I want to make full use of the GPU by assigning a larger batch_size. But I encountered the following error, can anyone help me?
Traceback (most recent call last): File "/home/user/MLLM/LLaVA-NeXT/lmms-eval/lmms_eval/__main__.py", line 330, in cli_evaluate results, samples = cli_evaluate_single(args) File "/home/user/MLLM/LLaVA-NeXT/lmms-eval/lmms_eval/__main__.py", line 471, in cli_evaluate_single results = evaluator.simple_evaluate( File "/home/user/MLLM/LLaVA-NeXT/lmms-eval/lmms_eval/utils.py", line 533, in _wrapper return fn(*args, **kwargs) File "/home/user/MLLM/LLaVA-NeXT/lmms-eval/lmms_eval/evaluator.py", line 177, in simple_evaluate lm = lmms_eval.models.get_model(model).create_from_arg_string( File "/home/user/MLLM/LLaVA-NeXT/lmms-eval/lmms_eval/api/model.py", line 111, in create_from_arg_string return cls(**args, **args2) File "/home/user/MLLM/LLaVA-NeXT/lmms-eval/lmms_eval/models/llava_onevision.py", line 148, in __init__ assert self.batch_size_per_gpu == 1, "Llava currently does not support batched generation.
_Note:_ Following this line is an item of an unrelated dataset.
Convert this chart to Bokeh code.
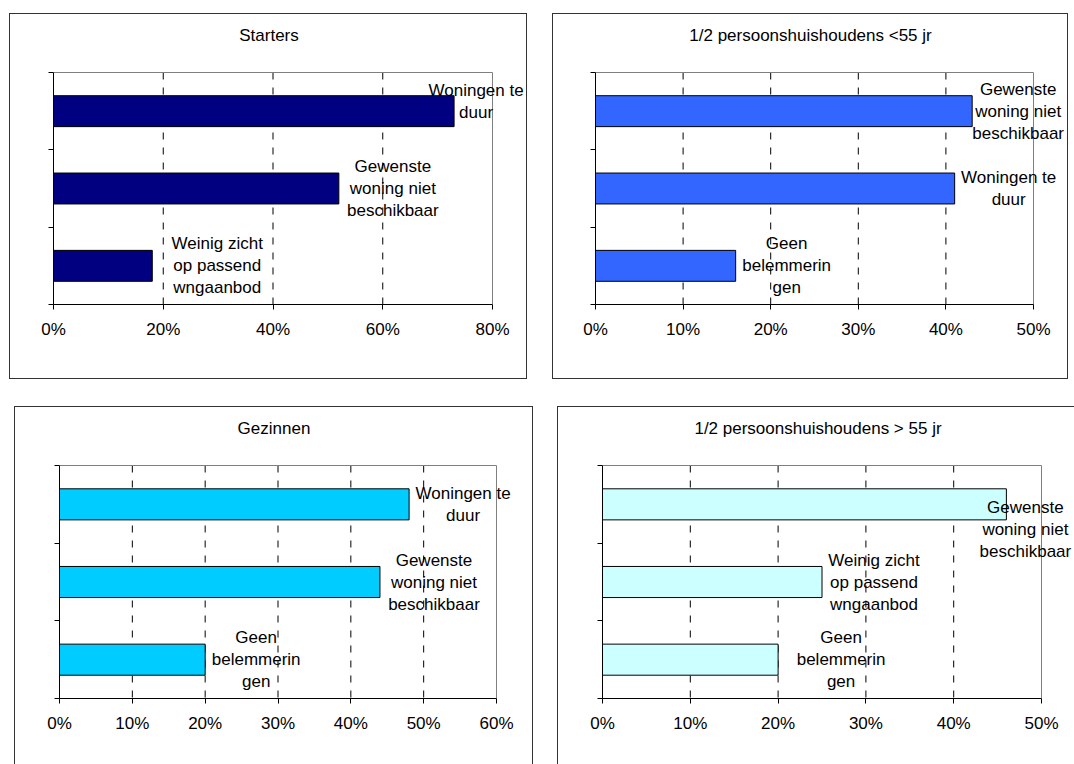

See https://github.com/haotian-liu/LLaVA/issues/754. HF Llava also has this issue." AssertionError: Llava currently does not support batched generation. See https://github.com/haotian-liu/LLaVA/issues/754. HF Llava also has this issue.
By the way, I am evaluating LLaVA-OneVision on videomme.